Prime Minister Meles Zenawi had been one of the longest-serving leaders and was never in the contention as was Bakuli Muluzi of Malawi who had been tinkering with the constitution.

Their death in office knocked them off the list anyway. Death also knocked off Ghana’s John Atta Mills who would have made a strong case had he gone on to step down at the end of his term.

That narrows the list down to just about a dozen countries. President Mwai Kibaki might have fancied his chances after stepping down earlier this year but the disputed 2007 election and the violence that followed are likely to keep him off that podium as well.

It is too early to tell how Joyce Banda’s radical reforms in Malawi will end. However, one can safely say of Jacob Zuma that while he will step down at the end of his term or the next if he wins the upcoming election, corruption and nepotism scandals in his government will rule him out of contention in the same way that Thabo Mbeki’s legacy was claimed by the internecine tendencies within the African National Congress.

Tanzania’s President Jakaya Kikwete does not leave until October 2015, and until then he has to balance the delicate political tensions between the mainland and Zanzibar over a new constitution, a clampdown on critical media, and Dar es Salaam’s new aggressive foreign policy in the DRC, which has pitted him against his East African Community colleagues. If he can juggle all those balls successfully over the next two years he would have earned the prize.

That narrows the options to just a handful of candidates. Kailash Purryag of Mauritus, Michael Sata of Zambia and Jose Carlos Fonseca of Cape Verde who took office in the last two years as did James Michel of Seychelles (in power since 2004, serving a third term, but whose election, in 2011, was marred by allegations of voter-bribery.

Ian Khama of Botswana is up for re-election next year and could win so he, too, drops out of contention. That leaves Armando Guebuza of Mozambique (where elections are due next October) and Hifikepunye Pohamba of Namibia (due to step down after elections next year).

This list of countries is both expected and surprising. It is expected because the Mo Ibrahim Index, which measures governance, has consistently shown these countries to be among the best governed. It ranks the top five as Mauritius, Botswana, Cape Verde, Seychelles and South Africa.

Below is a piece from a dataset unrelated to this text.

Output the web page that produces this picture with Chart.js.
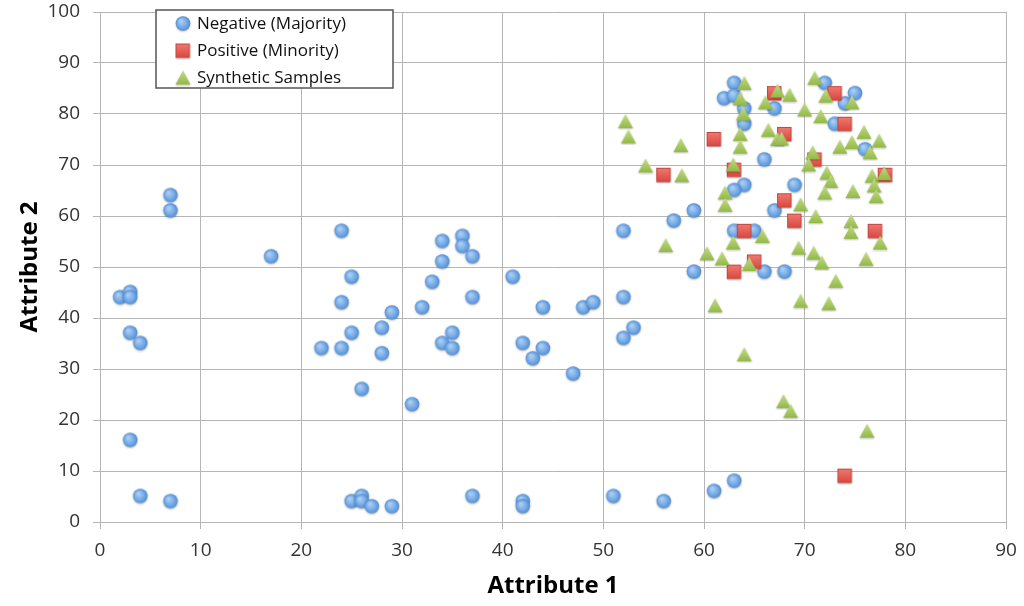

The list is, however, also surprising. Many of them are island states. They are also small-population states. With the exception of South Africa, the other countries have populations of about two million or less; Seychelles has less than 90,000 people.

Smaller states are not necessarily easier to govern; Namibia with 2.3 million is better run than Comoros, with a population of 720,000. However, it appears that having undemocratic neighbours is bad for your own democracy and good governance.

The Mo Ibrahim Foundation also found that nine out of every 10 Africans live in a country whose governance has improved overall since 2000. This is easy to prove; Africa is more peaceful today than it was a decade or two ago but the absence of war does not always mean the presence of peace or democracy.

And while there are more elections taking place across the continent, many of them are marred by voter bribery and advantages to the incumbency that undermine the will of the people.

The quantity has increased but the quality of democracy and good governance in African remains low.

Until more exceptional leaders emerge, Mr Mo Ibrahim’s prize and money will go uncollected, and Africa will continue to put one step forward followed by one or two steps backwards.